La dysharmonie est essentielle aux relations pour qu’elles trouvent une autre harmonie que de façade. Quant à l’idée psy, c’est-à-dire l’idée freudienne sur laquelle tapent tous ceux qui lui sont redevables, d’autant plus fort qu’ils lui doivent davantage et qu’ils veulent l’ignorer, cette idée peut tout juste aider le sujet à s’engager un peu mieux dans son existence sans trop se faire mal inutilement au nom de vieux comptes et de contes enfantins. Elle peut l’aider à larguer notamment les deux boulets qui l’attachent par chaque pied au symptôme de chaque parent, ce n’est déjà pas si mal. Quant à globaliser cette entreprise d’éclairage, d’épuration et d’apaisement, il ne faut pas y compter car rien ne dit que deux êtres bien analysés se supportent. Déjà deux êtres relevant
de la même religion se disputent ou se méprisent en voulant chacun être le plus proche du dieu commun.
C’est donc la question du vivre-ensemble qui se repointe, symbolisée par la cohabitation du monde islamique avec le monde européen qui l’a accueilli. J’ai montré dans mon livre Un certain «vivre ensemble», musulmans et juifs dans le monde arabe, paru chez Odile Jacob, la difficulté séculaire de l’islam avec des minorités croyantes surtout quand elles relèvent d’une tradition, celle de la Bible, où il a pris l’essentiel de sa substance. Bien sûr, la vindicte qu’il exprima envers les Juifs dans son texte fondateur était si bien intégrée aux mœurs qu’elle n’avait pas toujours besoin de s’exprimer sauf par à-coups lors de massacre plutôt rares comparés à ce qu’ils auraient pu être, et d’humiliations essentielles dont les effets furent moins terribles qu’ils l’auraient pu.

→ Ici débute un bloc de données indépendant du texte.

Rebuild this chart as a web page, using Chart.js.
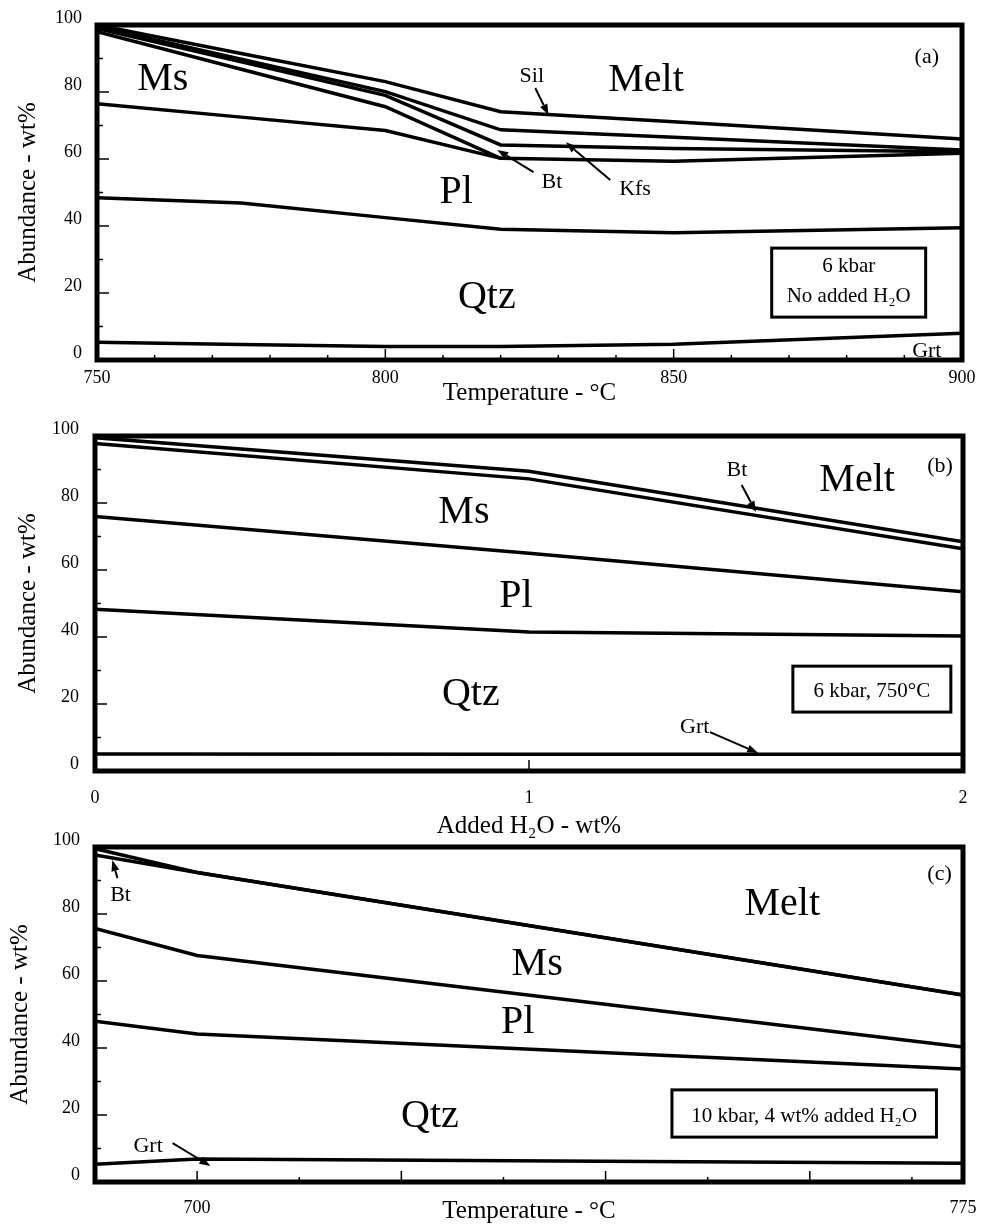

Je pense, non pas que l’Europe va s’islamiser comme le disent certains,excités, mais que les musulmans d’Europe, la mettent au défi de tenir sur ses valeurs,qui ne sont pas celles de l’islam ; et qu’ils se défient eux-mêmes de mieux refouler la vindicte envers les autres que leur enseigne en continu leur tradition. Bref, je leur fais confiance pour surmonter leur conflit intérieur dont certains sont à peine conscients: vouloir vivre avec les autres et adorer un texte qui maudit ces autres. On doit déjà les féliciter parce qu’avec toute la violence que leur enseigne leur religion, ils ont su jusqu’ici, à de terribles exceptions près, faire preuve d’un certain bon sens.